The v788 support graph result is especially instructive:

all-support component counts: [1]
residual-support component counts: [6, 7]
residual-support edge densities: [0]

Interpretation:

All impacted factors connect through the changed variable bridge d0.
After removing changed variables, residual supports are disconnected in this generated corpus.
Component count alone does not explain the remaining stable false positive or stable false negative.

Reproduction

The repository includes a patch artifact, a demo runner, and the generated Tau spec:

Tau source patch: patches/tau/indexed-factor-sparse-impact-demo.patch
Demo runner: scripts/run_tau_sparse_impact_demo.py
Generated Tau spec: examples/tau/sparse_impact_factor_speedup_demo.tau

Run the demo against a Tau checkout:

python3 scripts/run_tau_sparse_impact_demo.py --tau-checkout /path/to/tau-lang-latest

The script:

applies the patch if needed,
builds build-Release/tau,
writes the generated demo solve command,
runs Tau with TAU_INDEXED_FACTOR_SOLVE_STATS=1,
writes results/tau_sparse_impact_demo_report.json.

The demo formula has:

top-level factors
factors impacted by d0
factors reusable by the sparse-impact model

On one local patched checkout, two smoke runs reported:

min speedup:    38.077x
median speedup: 41.1025x
max speedup:    44.128x

These smoke numbers are not the research claim. They are a convenient local way to check that the patch and telemetry are functioning. The research claim remains the checked v768 benchmark median, 8.446x.

Patch Boundary

The patch is intended for the latest-Tau source shape used in the experiments. If git apply --check fails, the checkout may already be patched or may have drifted from the expected source. In that case, inspect the patch manually before applying it.

The patch is feature-gated.

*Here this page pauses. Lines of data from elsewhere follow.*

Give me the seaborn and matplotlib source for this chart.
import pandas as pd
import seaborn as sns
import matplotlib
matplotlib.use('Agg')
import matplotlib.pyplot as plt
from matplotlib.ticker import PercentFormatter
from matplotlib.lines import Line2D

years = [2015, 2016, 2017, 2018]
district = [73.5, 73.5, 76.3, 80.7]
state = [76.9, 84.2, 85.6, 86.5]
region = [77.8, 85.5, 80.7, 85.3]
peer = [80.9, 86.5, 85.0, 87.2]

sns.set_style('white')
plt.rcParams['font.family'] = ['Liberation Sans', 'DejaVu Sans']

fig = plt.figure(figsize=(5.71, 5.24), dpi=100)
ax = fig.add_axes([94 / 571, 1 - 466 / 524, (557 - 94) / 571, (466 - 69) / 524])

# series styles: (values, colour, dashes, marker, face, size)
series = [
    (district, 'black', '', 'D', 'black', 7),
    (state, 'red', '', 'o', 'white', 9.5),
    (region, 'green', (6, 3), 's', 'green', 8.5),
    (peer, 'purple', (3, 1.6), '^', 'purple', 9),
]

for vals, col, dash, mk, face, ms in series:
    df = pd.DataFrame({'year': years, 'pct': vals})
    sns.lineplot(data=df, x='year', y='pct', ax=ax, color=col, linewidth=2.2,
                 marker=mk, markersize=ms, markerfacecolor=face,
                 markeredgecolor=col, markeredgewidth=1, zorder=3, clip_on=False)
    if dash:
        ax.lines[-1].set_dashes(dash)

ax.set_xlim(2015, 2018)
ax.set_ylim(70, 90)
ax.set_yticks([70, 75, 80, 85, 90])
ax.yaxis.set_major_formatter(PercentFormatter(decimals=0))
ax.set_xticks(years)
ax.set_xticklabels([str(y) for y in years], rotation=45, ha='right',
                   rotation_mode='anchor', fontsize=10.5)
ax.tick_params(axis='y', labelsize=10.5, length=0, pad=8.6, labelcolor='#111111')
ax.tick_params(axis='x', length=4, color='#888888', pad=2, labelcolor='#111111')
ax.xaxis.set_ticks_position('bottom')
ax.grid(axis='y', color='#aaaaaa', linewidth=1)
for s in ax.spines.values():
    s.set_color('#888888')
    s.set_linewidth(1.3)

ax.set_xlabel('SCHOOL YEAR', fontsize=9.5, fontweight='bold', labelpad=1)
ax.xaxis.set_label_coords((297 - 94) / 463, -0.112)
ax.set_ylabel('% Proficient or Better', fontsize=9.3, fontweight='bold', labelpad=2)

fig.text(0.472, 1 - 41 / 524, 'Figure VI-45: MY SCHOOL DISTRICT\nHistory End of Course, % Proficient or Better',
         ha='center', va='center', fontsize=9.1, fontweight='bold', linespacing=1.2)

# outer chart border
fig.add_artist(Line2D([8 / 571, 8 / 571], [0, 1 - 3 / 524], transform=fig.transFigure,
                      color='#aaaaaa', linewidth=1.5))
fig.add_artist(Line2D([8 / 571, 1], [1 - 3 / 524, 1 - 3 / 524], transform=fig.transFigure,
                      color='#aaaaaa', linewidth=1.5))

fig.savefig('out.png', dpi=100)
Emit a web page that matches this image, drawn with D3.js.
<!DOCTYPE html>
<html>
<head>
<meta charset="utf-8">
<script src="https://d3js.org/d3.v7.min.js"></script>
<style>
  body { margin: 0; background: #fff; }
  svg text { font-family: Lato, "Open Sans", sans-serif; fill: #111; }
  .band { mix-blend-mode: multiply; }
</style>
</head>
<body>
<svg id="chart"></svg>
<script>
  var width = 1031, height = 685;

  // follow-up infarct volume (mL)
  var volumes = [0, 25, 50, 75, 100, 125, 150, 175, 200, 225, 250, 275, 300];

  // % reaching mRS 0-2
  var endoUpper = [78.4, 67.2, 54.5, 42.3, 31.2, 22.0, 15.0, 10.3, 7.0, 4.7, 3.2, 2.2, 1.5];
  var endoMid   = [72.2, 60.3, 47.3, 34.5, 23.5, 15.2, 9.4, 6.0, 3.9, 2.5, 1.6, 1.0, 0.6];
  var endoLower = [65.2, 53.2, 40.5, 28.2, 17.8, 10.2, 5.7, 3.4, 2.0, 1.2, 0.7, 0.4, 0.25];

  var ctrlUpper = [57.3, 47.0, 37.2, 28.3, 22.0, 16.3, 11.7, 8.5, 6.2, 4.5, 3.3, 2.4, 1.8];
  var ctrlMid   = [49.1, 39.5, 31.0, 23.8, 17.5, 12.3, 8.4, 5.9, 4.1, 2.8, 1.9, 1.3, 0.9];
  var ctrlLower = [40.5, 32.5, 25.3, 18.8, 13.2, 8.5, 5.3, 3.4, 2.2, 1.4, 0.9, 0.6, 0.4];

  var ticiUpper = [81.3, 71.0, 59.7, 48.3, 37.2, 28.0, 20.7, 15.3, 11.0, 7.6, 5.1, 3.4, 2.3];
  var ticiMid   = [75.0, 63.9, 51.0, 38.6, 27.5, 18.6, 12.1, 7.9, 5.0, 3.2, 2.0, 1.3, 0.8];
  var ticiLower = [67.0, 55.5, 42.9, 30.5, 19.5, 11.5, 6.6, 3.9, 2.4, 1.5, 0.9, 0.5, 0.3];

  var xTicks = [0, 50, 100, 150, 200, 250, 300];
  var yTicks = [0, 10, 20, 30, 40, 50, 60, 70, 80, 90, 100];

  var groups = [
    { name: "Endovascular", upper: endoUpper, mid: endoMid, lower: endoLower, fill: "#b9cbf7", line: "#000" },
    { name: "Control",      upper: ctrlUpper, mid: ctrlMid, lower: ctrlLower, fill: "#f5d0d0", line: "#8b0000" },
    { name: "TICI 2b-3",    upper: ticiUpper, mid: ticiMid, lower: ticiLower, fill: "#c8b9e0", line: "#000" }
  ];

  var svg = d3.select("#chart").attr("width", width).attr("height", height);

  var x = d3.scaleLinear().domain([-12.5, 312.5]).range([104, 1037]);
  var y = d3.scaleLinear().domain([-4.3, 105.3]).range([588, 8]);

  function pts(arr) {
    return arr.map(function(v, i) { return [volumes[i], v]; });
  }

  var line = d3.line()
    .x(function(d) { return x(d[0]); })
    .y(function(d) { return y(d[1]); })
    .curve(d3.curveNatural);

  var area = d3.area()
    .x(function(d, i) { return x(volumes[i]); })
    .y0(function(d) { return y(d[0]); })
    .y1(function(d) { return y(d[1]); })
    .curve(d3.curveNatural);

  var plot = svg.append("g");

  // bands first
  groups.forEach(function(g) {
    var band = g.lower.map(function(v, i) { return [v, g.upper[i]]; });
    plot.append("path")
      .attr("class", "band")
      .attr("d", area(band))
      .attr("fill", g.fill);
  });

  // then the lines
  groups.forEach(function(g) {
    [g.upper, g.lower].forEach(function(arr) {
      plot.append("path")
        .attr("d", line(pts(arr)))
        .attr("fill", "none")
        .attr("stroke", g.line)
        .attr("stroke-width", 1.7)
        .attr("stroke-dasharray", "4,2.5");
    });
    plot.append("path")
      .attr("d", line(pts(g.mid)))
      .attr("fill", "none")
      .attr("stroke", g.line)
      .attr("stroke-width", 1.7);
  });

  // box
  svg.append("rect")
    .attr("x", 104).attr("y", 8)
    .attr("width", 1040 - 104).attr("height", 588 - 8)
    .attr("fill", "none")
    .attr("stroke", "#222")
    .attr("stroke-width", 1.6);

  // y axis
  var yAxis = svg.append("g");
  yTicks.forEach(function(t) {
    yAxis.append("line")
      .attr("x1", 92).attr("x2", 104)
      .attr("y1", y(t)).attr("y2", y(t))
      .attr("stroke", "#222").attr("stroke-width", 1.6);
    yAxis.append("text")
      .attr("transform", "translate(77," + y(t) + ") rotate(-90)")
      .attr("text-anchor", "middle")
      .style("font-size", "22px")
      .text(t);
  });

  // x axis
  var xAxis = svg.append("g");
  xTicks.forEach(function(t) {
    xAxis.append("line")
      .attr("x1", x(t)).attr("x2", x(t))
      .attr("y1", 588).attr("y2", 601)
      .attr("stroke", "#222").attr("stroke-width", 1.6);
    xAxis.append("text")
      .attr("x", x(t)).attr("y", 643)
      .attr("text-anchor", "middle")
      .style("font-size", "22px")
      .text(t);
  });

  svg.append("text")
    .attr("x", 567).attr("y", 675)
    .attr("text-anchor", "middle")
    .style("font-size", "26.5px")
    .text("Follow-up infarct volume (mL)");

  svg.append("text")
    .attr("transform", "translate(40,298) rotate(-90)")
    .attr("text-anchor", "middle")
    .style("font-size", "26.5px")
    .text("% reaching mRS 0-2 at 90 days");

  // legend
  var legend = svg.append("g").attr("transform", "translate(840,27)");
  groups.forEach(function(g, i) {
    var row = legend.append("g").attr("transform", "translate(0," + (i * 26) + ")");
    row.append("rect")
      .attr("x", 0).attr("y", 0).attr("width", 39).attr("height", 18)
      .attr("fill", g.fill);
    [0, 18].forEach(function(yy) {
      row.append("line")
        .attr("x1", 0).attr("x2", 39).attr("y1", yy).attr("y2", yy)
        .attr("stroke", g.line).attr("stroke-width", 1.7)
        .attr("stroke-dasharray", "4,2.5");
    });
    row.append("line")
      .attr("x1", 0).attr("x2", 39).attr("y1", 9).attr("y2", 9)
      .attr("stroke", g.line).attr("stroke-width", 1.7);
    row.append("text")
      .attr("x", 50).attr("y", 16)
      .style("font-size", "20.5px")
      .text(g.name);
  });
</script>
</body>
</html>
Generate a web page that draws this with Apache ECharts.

The demo route is active only when the relevant environment variables are set:

TAU_INDEXED_FACTOR_SOLVE_STATS=1
TAU_INDEXED_FACTOR_PROFIT_STATS=1
TAU_INDEXED_IMPACT_DELTA=d0
TAU_INDEXED_FACTOR_SOLVE_ORDER=full_first

Without those flags, ordinary Tau execution should not emit the indexed-factor diagnostic lines.

Next Frontier

The next useful research step is not another scalar threshold. The current evidence points to a richer route object:

support components
+ changed-occurrence distribution
+ operator mix per component
+ stabilized labels
+ forced fallback for gray-zone cases

That route should be promoted only if it improves holdout behavior without introducing false positives.